At 7 on Saturday night, it is still light, and the only sound is from the rustle of feathers and the mad chirps of the restless birds. I wander to a stone house in the square, which turns out to be an aviary of vivid blue and lime green parakeets. Happy nonnatives, like me. I slowly walk away from the square, along the waterfront to my hotel, Hotel São Jorge, located in the newer section of Velas in a 1980s building. Despite its unappealing exterior, it has nice balconies that overlook the sea and Pico.

Tomorrow is Esp´prito Santo, the Holy Ghost festival, and tonight is a celebration. Down a side street, colored flags strung across poles flap in the warm breeze. Booths are set up where soups and breads will be handed out.

Since I’m tired from my hike, I don’t linger, but that night from my balcony, I watch the fireworks explode in celebration. Then I hear an unusual utterance: like a child laughing but flying by me in the darkness.

I remember what a woman I met told me about cagarro. “Eechew, ee- ee-,” she uttered in imitation, something that sounded like a giggle of a sugar-high child.
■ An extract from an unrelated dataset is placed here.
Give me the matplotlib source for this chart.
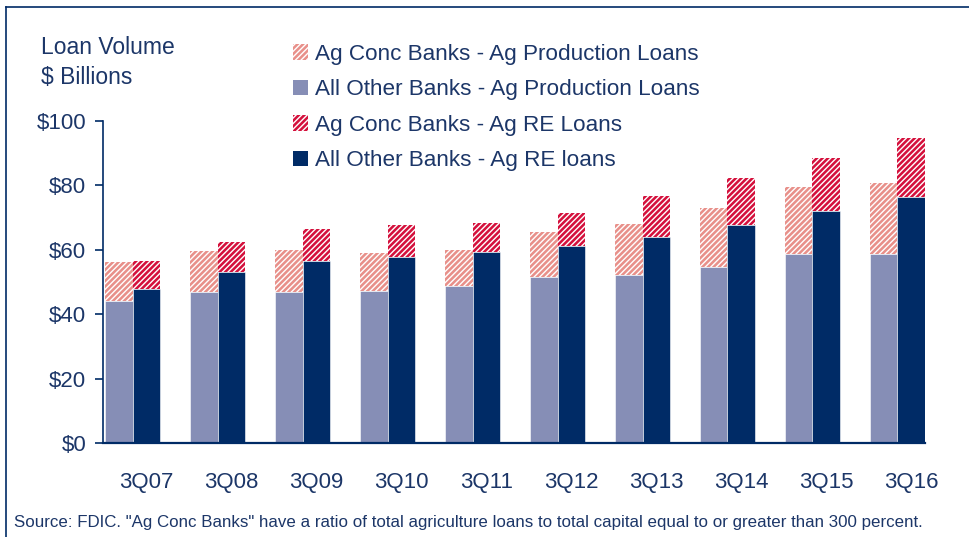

Many think, she had said, that the cagarro is the first sign of summer.

Calonectris diomedea borealis, aka cagarro. The seabird is here now, flying by my balcony, after wintering in South America. It would seem, according to the cagarro, that the Azores is not in the middle of nowhere nor even the heart of the world. It’s simply a place to rest one’s feathers and mingle with the other species of the world.